BEGIN Supplied information

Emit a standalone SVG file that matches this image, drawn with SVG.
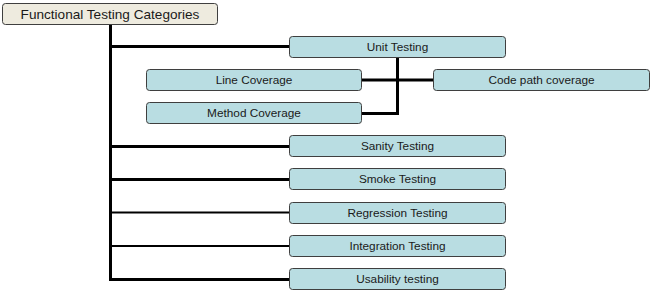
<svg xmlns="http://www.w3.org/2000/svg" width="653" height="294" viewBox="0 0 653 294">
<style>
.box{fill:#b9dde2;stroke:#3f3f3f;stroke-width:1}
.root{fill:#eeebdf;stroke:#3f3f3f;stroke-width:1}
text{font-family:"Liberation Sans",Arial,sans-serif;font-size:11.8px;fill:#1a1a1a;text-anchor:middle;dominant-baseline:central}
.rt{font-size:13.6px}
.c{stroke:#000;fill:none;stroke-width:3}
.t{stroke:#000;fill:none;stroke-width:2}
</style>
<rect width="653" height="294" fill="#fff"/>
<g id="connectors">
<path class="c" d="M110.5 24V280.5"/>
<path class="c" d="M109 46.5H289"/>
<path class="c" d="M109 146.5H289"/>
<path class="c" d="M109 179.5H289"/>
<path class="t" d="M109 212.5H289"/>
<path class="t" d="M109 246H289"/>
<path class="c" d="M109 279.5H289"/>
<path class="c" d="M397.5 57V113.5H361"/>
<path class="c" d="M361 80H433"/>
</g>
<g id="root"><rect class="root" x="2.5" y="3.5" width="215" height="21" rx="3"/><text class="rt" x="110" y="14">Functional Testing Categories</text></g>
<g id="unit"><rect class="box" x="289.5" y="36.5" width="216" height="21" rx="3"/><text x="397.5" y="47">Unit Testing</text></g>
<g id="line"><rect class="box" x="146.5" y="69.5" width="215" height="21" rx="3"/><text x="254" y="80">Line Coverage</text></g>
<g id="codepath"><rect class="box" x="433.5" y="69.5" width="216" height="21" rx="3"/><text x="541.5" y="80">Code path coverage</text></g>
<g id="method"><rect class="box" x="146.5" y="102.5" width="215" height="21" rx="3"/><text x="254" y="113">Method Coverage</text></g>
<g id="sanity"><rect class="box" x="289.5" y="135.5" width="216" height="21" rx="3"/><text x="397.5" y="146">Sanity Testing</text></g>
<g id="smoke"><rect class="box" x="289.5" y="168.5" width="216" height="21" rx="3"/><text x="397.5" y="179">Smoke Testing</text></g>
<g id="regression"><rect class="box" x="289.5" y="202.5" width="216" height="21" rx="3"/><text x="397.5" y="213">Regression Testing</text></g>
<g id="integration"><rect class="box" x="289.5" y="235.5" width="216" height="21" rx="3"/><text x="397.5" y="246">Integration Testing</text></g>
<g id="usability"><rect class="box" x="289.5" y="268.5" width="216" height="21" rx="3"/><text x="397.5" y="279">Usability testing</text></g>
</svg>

END Supplied information

The request: Your task is to repeat the data above exactly while excluding the pictures.

Worked solution:
Emit a standalone SVG file that matches this image, drawn with SVG.
<svg xmlns="http://www.w3.org/2000/svg" width="653" height="294" viewBox="0 0 653 294">
<style>
.box{fill:#b9dde2;stroke:#3f3f3f;stroke-width:1}
.root{fill:#eeebdf;stroke:#3f3f3f;stroke-width:1}
text{font-family:"Liberation Sans",Arial,sans-serif;font-size:11.8px;fill:#1a1a1a;text-anchor:middle;dominant-baseline:central}
.rt{font-size:13.6px}
.c{stroke:#000;fill:none;stroke-width:3}
.t{stroke:#000;fill:none;stroke-width:2}
</style>
<rect width="653" height="294" fill="#fff"/>
<g id="connectors">
<path class="c" d="M110.5 24V280.5"/>
<path class="c" d="M109 46.5H289"/>
<path class="c" d="M109 146.5H289"/>
<path class="c" d="M109 179.5H289"/>
<path class="t" d="M109 212.5H289"/>
<path class="t" d="M109 246H289"/>
<path class="c" d="M109 279.5H289"/>
<path class="c" d="M397.5 57V113.5H361"/>
<path class="c" d="M361 80H433"/>
</g>
<g id="root"><rect class="root" x="2.5" y="3.5" width="215" height="21" rx="3"/><text class="rt" x="110" y="14">Functional Testing Categories</text></g>
<g id="unit"><rect class="box" x="289.5" y="36.5" width="216" height="21" rx="3"/><text x="397.5" y="47">Unit Testing</text></g>
<g id="line"><rect class="box" x="146.5" y="69.5" width="215" height="21" rx="3"/><text x="254" y="80">Line Coverage</text></g>
<g id="codepath"><rect class="box" x="433.5" y="69.5" width="216" height="21" rx="3"/><text x="541.5" y="80">Code path coverage</text></g>
<g id="method"><rect class="box" x="146.5" y="102.5" width="215" height="21" rx="3"/><text x="254" y="113">Method Coverage</text></g>
<g id="sanity"><rect class="box" x="289.5" y="135.5" width="216" height="21" rx="3"/><text x="397.5" y="146">Sanity Testing</text></g>
<g id="smoke"><rect class="box" x="289.5" y="168.5" width="216" height="21" rx="3"/><text x="397.5" y="179">Smoke Testing</text></g>
<g id="regression"><rect class="box" x="289.5" y="202.5" width="216" height="21" rx="3"/><text x="397.5" y="213">Regression Testing</text></g>
<g id="integration"><rect class="box" x="289.5" y="235.5" width="216" height="21" rx="3"/><text x="397.5" y="246">Integration Testing</text></g>
<g id="usability"><rect class="box" x="289.5" y="268.5" width="216" height="21" rx="3"/><text x="397.5" y="279">Usability testing</text></g>
</svg>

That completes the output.